(RxWiki News) Shame is the painful aura of humiliation felt after committing an error, and many dealing with alcohol and drug abuse often seek therapy to manage these tough emotions.
A new research study recommends that these substance abusers try Buddhist principles to cope with of damaging emotions like shame and embarrassment.
Researchers tested a mindfulness-based treatment called acceptance and commitment therapy (ACT) on recovering drug addicts and uncovered increasing success in fighting emotional distress.
"Ask your therapist about mindfulness-based therapies."
Lead researcher Jason Luoma, Ph.D., notes, “An approach to shame based on mindfulness and acceptance appears to produce better treatment attendance and reduced substance use.”
Dr. Luoma tested the effects of mindfulness-based treatments while treating 133 addiction patients in a 28-day treatment program. While half the individuals underwent normal therapies, the others received treatment based on the principles of ACT.
According to the Association for Contextual Behavioral Science, ACT is a “psychological intervention that uses acceptance and mindfulness strategies, together with commitment and behavior change strategies, to increase psychological flexibility.”
The Association defines psychological flexibility as the ability to be in the present moment “fully as a conscious human being” and acting according to a chosen set of values, and research suggests it works!
“The ACT intervention resulted in smaller immediate gains in shame, but larger reductions at 4-month follow-up,” Dr. Luoma reports. “Those attending the ACT group also evidenced fewer days of substance use and higher treatment attendance at follow-up.”

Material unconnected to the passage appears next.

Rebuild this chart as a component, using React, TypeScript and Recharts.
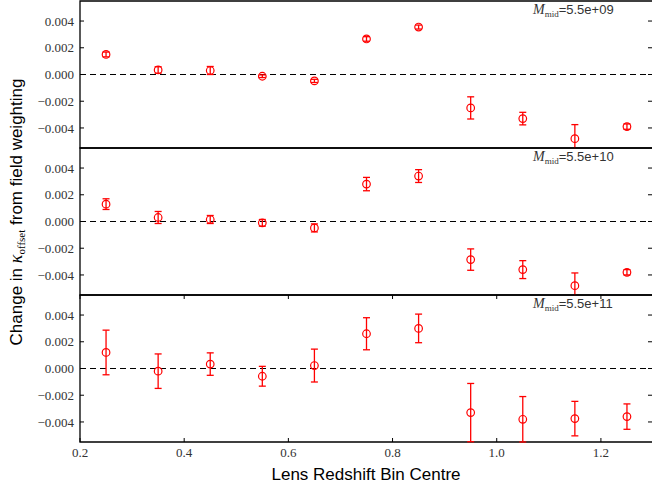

Contributing expert Peter Strong, Ph.D., practices mindfulness-based cognitive therapy with patients online via Skype. dailyRx asks Dr. Strong for his professional opinion on how mindfulness helps in the healing process.
“The power of acceptance is one of the key factors for recovery from the negative effects of unresolved core emotions such as shame, guilt and self-criticism,” he explains. “If these core emotions remain unresolved, then they can lead to negative behaviors such as substance abuse.”
Dr. Strong notes that acceptance comes in varying forms, one more useful than the other. “Static” and “dynamic” acceptances differ in the role of the acceptor.
“Static acceptance describes the cognitive process of resignation, of just accepting the way things are,” says Strong. “This implies taking a subservient position as a victim.”
He explains that mindfulness-based acceptance is dynamic in the sense that there’s an “on-going relationship with the emotions” that is based on active inquiry and conscientious observation.
The dailyRx expert explains that this acceptance is “very empowering and greatly facilitates healing.”
The study is going to be published in the February issue of the Journal of Consulting and Clinical Psychology and is currently available online.